Aim: Everything from the first line of the data below through the line that contains "bin_centers = np.round(np.linspace(-0.4, 0.4, 101), 3)" should be written out exactly, please, and nothing more; the pictures stay out.

Source material:
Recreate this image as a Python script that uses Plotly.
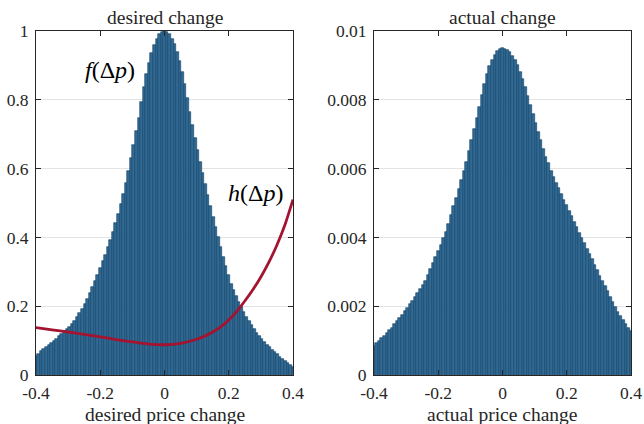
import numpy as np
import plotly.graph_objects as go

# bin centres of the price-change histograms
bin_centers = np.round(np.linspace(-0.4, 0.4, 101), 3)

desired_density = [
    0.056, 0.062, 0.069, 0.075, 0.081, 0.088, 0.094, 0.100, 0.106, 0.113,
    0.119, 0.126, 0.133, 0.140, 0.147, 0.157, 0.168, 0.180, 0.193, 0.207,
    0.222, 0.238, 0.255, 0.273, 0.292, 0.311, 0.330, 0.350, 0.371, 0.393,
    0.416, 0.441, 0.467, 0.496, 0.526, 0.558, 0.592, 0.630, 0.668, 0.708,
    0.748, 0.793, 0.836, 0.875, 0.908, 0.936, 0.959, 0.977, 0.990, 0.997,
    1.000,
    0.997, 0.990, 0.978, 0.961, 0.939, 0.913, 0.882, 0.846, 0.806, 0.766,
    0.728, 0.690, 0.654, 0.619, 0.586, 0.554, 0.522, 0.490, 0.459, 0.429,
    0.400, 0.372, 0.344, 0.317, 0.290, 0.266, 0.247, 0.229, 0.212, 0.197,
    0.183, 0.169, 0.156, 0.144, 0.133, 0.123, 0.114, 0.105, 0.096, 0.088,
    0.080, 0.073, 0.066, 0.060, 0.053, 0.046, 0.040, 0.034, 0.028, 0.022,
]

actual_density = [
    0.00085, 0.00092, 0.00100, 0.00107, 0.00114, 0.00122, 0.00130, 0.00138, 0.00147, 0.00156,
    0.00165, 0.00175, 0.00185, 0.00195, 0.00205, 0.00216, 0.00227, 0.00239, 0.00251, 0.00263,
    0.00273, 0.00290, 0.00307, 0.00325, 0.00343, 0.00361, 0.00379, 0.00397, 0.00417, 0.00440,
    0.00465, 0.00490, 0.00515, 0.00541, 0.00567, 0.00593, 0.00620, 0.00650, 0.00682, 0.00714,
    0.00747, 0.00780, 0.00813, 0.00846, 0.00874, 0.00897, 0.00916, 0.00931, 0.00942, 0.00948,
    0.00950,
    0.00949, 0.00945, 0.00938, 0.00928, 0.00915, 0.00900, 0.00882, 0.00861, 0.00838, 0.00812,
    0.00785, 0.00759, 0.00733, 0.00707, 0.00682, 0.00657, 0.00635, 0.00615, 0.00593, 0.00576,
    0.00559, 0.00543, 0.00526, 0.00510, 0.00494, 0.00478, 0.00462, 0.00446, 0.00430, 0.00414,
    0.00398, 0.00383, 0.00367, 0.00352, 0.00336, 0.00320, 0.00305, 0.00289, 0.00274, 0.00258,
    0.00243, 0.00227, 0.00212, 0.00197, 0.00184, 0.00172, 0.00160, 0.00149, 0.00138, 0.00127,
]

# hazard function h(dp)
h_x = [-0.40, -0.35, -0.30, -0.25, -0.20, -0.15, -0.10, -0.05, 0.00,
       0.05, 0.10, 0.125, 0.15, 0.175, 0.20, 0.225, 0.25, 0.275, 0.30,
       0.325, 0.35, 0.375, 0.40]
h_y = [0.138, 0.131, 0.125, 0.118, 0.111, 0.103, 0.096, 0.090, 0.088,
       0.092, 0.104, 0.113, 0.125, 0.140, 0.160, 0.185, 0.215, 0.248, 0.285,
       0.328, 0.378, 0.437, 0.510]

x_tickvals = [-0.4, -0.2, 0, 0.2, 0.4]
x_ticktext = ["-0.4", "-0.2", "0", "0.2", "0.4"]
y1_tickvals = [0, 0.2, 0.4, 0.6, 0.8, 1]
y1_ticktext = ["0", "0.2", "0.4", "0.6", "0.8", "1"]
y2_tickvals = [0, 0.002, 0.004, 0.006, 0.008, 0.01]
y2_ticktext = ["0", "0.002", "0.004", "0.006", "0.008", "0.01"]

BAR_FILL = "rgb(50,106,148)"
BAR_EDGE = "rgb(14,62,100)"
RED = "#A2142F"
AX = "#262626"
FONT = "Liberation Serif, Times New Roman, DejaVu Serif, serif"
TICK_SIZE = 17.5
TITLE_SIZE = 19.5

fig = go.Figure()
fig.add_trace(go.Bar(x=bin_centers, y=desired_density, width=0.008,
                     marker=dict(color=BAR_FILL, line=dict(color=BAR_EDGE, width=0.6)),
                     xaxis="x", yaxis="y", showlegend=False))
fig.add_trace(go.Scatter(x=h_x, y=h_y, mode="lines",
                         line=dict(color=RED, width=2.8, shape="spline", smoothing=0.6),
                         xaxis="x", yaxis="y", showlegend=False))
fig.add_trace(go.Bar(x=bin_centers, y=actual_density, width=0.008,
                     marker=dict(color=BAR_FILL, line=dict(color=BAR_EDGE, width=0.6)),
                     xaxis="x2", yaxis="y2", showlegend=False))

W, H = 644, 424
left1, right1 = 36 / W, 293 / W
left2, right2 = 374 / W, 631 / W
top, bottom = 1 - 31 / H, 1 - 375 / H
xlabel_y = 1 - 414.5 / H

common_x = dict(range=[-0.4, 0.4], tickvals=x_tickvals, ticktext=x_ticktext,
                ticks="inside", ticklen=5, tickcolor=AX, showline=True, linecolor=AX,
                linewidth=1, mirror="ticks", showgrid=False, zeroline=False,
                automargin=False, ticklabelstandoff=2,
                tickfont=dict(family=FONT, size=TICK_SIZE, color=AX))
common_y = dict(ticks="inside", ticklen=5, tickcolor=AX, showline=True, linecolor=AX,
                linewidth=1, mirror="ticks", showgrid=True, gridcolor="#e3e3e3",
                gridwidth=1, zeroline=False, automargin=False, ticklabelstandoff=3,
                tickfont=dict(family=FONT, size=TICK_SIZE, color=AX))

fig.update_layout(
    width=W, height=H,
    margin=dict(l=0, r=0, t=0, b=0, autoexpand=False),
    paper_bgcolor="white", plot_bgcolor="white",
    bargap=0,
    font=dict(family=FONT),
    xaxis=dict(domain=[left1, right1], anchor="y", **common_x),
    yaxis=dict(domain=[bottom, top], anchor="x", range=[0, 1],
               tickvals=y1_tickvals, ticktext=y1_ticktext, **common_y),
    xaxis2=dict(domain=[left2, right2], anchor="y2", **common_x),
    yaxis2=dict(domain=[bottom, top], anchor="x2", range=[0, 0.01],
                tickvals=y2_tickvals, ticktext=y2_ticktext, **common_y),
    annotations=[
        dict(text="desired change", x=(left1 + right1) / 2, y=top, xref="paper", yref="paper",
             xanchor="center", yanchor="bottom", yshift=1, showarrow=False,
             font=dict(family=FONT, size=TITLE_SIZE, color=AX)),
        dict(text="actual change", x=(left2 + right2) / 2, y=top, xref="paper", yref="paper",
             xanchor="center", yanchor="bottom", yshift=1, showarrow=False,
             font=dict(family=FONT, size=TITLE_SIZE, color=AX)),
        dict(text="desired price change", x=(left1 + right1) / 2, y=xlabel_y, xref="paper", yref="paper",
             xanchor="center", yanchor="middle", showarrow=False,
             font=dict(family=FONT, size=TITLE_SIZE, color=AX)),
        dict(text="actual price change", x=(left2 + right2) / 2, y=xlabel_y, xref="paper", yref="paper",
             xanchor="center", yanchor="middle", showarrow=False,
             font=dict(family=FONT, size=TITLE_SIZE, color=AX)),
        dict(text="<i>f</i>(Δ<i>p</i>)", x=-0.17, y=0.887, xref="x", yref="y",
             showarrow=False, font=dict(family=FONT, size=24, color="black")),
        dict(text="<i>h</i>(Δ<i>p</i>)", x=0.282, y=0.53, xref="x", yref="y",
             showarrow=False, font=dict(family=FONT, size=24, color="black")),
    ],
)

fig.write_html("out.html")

Task result:
Recreate this image as a Python script that uses Plotly.
import numpy as np
import plotly.graph_objects as go

# bin centres of the price-change histograms
bin_centers = np.round(np.linspace(-0.4, 0.4, 101), 3)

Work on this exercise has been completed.